Grubhub CEO Matt Maloney is apparently fed up with negative press and how some of the brand’s competitors are behaving. He addressed both topics during the second quarter earnings call earlier this week.
The Chicago-based company’s results were mixed. Grub posted a slight miss on revenue, but put up some impressive growth numbers. For more on the earnings, watch Food On Demand Editor Tom Kaiser discuss the quarter with Nicole Petallides by clicking the link below.
https://tdameritradenetwork.com/video/rB4AoWwxHNuBbEQ7XYgCJg
Toward the end of the call, Maloney took a moment to “set the record straight” on a handful of negative news reports and so-called hidden fees in third-party delivery.
First, he addressed articles that called out the company for allegedly deceptive practices around websites and phone numbers that funneled fees to Grubhub. He did not mince words.
“We wouldn’t be in business for over 20 years if it weren’t for our restaurant partners and any characterization that we are intentionally misleading or manipulating restaurants at their expense is patently false,” Maloney said.
Next, he addressed the practice of setting up phone numbers for restaurants which customers use to order delivery.
“Grubhub is a demand-gen platform and has always charged for phone orders, even before we invented the idea of digital takeout. We generate a unique phone number for each restaurant that provides its own delivery and this number is listed only on the Grubhub platform,” said Maloney.
He added that those phone numbers are for anything from calling about an allergy to calling in an order from the Grubhub app.
“In both of these instances, Grubhub is driving the order to a local restaurant so it should result in a billable order,” said Maloney. “While we strive to be accurate, we designed our system to be conservative and believe that we are fairly charging restaurants for the value we bring. However, we still allow restaurants to review telephone orders via their manager portal so we are completely transparent. We believe this is fair.”
The company has been accused of creating copycat websites, taking the restaurant’s domain name and building a new site to funnel orders to Grubhub. He said the legacy program did exist, but the media got it largely wrong.
“This is totally false. We historically created websites on behalf of restaurants to help them bolster their online presence and generate more branded orders without paying Grubhub’s full commission rates,” he said, calling the program a service to customers. “Years ago, when it was harder and more expensive for restaurants to maintain their own websites, this was a huge benefit of partnering with Grubhub—and like phone orders, it was explicit in our restaurant agreements.”
As for being called cyber squatters who buy up branded domains and ransom them, he said that was not at all accurate.
“To be clear, while registered by us, we never acquired ownership of the domain and the restaurants could always request that we transfer their domain to their control at any time,” said Maloney.
In both instances, he said, the orders generated from white label websites and phone calls represented “low single-digit percentage of our orders” and any complaints around them have been amplified by a very vocal minority of restaurants.

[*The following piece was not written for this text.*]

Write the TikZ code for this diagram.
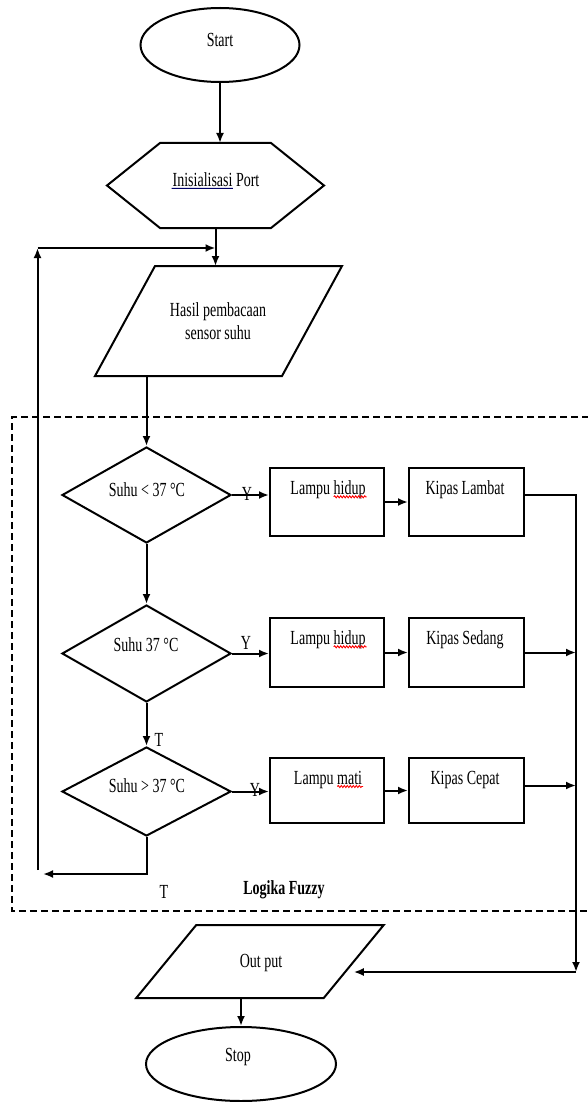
\documentclass[tikz,border=0pt]{standalone}
\usepackage{fontspec}
\setmainfont{Liberation Serif}[FakeStretch=0.7]
\usetikzlibrary{shapes.geometric,arrows.meta,calc,decorations.pathmorphing}
\begin{document}
\begin{tikzpicture}[x=1pt,y=-1pt, line width=2pt,
  conn/.style={-{Latex[length=10pt,width=8pt]}},
  box/.style={draw, rectangle, inner sep=0pt, minimum width=114pt},
  dia/.style={draw, diamond, inner sep=0pt, minimum width=169pt},
  term/.style={draw, ellipse, inner sep=0pt},
  core/.style={rectangle, inner sep=0pt},
  txt/.style={font=\fontsize{20}{23}\selectfont, inner sep=0pt, align=center},
  btxt/.style={txt, font=\fontsize{20}{23}\selectfont\bfseries},
  fuzzyline/.style={dashed, dash pattern=on 7pt off 4pt, line width=1.8pt},
  squig/.style={red, line width=0.9pt, decorate, decoration={snake, amplitude=1pt, segment length=3pt}}
  ]
\clip (0,0) rectangle (588,1102);
\fill[white] (0,0) rectangle (588,1102);

% fuzzy logic frame
\draw[fuzzyline] (600,417) -- (12,417) -- (12,911) -- (600,911);

% start
\node[term, minimum width=159pt, minimum height=74pt] (start) at (220,45) {};
\node[txt] (tstart) at (220,40) {Start};

% init hexagon
\node[core, minimum width=109pt, minimum height=83pt] (init) at (215.5,185.5) {};
\draw (init.north west) -- (init.north east) -- ($(init.east)+(53,0)$) -- (init.south east)
  -- (init.south west) -- ($(init.west)+(-53,0)$) -- cycle;
\node[txt] (tinit) at (216,180) {Inisialisasi Port};
\draw[blue!40!black, line width=0.9pt] ([yshift=-1.5pt]tinit.base west) -- ($([yshift=-1.5pt]tinit.base west)!0.69!([yshift=-1.5pt]tinit.base east)$);

% read sensor parallelogram
\node[core, minimum width=185pt, minimum height=108pt] (read) at (218.5,321) {};
\draw ($(read.north west)+(30,0)$) -- ($(read.north east)+(30,0)$) -- ($(read.south east)+(-30,0)$)
  -- ($(read.south west)+(-30,0)$) -- cycle;
\node[txt] (tread) at (218,321.5) {Hasil pembacaan\\sensor suhu};

% decisions
\node[dia, minimum height=96pt] (d1) at (146.5,495) {};
\node[txt] (td1) at (147,490) {Suhu < 37 °C};
\node[dia, minimum height=97pt] (d2) at (146.5,653.5) {};
\node[txt] (td2) at (146,645) {Suhu 37 °C};
\node[dia, minimum height=89pt] (d3) at (146.5,791.5) {};
\node[txt] (td3) at (147,786) {Suhu > 37 °C};

% process boxes
\node[box, minimum height=68pt] (l1) at (327,502) {};
\node[box, minimum height=68pt, minimum width=115pt] (k1) at (466.5,502) {};
\node[box, minimum height=69pt] (l2) at (327,652.5) {};
\node[box, minimum height=69pt, minimum width=115pt] (k2) at (466.5,652.5) {};
\node[box, minimum height=65pt] (l3) at (327,790.5) {};
\node[box, minimum height=65pt, minimum width=115pt] (k3) at (466.5,790.5) {};
\node[txt] (tl1) at (328,490) {Lampu hidup};
\node[txt] (tk1) at (465,490) {Kipas Lambat};
\node[txt] (tl2) at (328,640) {Lampu hidup};
\node[txt] (tk2) at (465,640) {Kipas Sedang};
\node[txt] (tl3) at (328,780) {Lampu mati};
\node[txt] (tk3) at (465,780) {Kipas Cepat};
\draw[squig] ($([yshift=-2pt]tl1.base east)!0.425!([yshift=-2pt]tl1.base west)$) -- ([yshift=-2pt]tl1.base east);
\draw[squig] ($([yshift=-2pt]tl2.base east)!0.425!([yshift=-2pt]tl2.base west)$) -- ([yshift=-2pt]tl2.base east);
\draw[squig] ($([yshift=-2pt]tl3.base east)!0.366!([yshift=-2pt]tl3.base west)$) -- ([yshift=-2pt]tl3.base east);

% output and stop
\node[core, minimum width=185.5pt, minimum height=71pt] (out) at (260,961.5) {};
\draw ($(out.north west)+(30,0)$) -- ($(out.north east)+(30,0)$) -- ($(out.south east)+(-30,0)$)
  -- ($(out.south west)+(-30,0)$) -- cycle;
\node[txt] (tout) at (261,963) {Out put};
\node[term, minimum width=190pt, minimum height=74pt] (stop) at (241,1064) {};
\node[txt] (tstop) at (238,1057) {Stop};

% labels
\node[txt] (y1) at (247,494) {Y};
\node[txt] (y2) at (246,643) {Y};
\node[txt] (y3) at (255,790) {Y};
\node[txt] (t1) at (159,740) {T};
\node[txt] (t2) at (164,892) {T};
\node[btxt] (lf) at (284,890) {Logika Fuzzy};

% coordinates
\coordinate (rb) at (576,972);
\coordinate (lbh) at (43,874);
\coordinate (lbv) at (37.5,870);
\coordinate (lt) at (37.5,248);

% connectors
\draw[conn] (start.south) -- (start.south |- init.north);
\draw[conn] (init.south) -- (init.south |- read.north);
\draw[conn] (d1.north |- read.south) -- (d1.north);
\draw[conn] (d1.south) -- (d2.north);
\draw[conn] (d2.south) -- (d3.north);
\draw[conn] (d1.east) -- (d1.east -| l1.west);
\draw[conn] (d2.east) -- (d2.east -| l2.west);
\draw[conn] (d3.east) -- (d3.east -| l3.west);
\draw[conn] (l1.east) -- (k1.west);
\draw[conn] (l2.east) -- (k2.west);
\draw[conn] (l3.east) -- (k3.west);
\draw[conn] ([yshift=7pt]k1.east) -| (rb);
\draw[conn] (k2.east) -- (k2.east -| rb);
\draw[conn] ([yshift=5pt]k3.east) -- ([yshift=5pt]k3.east -| rb);
\draw[conn] (rb) -- (rb -| out.east);
\draw[conn] (stop.north |- out.south) -- (stop.north);
\draw[conn] (d3.south) |- (lbh);
\draw[conn] (lbv) -- (lt);
\draw[conn] (lt) -- (lt -| init.south);
\end{tikzpicture}
\end{document}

“I want to point out that none of these issues are having a measurable impact on our business,” he said. “As I said earlier, restaurant attrition has not changed. We are having more success signing up restaurants than we ever have.”
Finally, Maloney called out Grubhub’s competitors for being deceptive themselves when it came to fees, especially hidden or unadvertised fees.
“While it is well-known that online delivery has grown dramatically over the past several years, it is less known the diners on other third-party platforms are often paying 30 to 40 percent of the total order value in fees and markups on every transaction,” said Maloney. “I encourage anyone to do price comparisons with our platform, looking at the bottom line, total all-in cost for like-for-like orders.”
He said he has many conversations with people who think they’re getting free delivery, but don’t actually look at their overall cost even when using a subscription program for free delivery. He said this can persist for a while, but eventually diners will start paying attention.
“It’s clear that consumers will put up with price gouging in the short-term because of the novelty of being able to receive their favorite food without leaving their couches. But throughout time, consumers have proven to be savvy and they will look at their credit card statements and realize that in total, they are paying way too much for that burrito when there are lower-cost options for the same food from the same restaurants,” said Maloney. “This is why Grubhub is so focused on keeping diner fees as low as possible. It’s the best answer for all diners, restaurants and even drivers and the only answer for a long-term sustainable growth in this industry.”
Maloney then thanked the listeners on the earnings call for letting him “set the record straight.”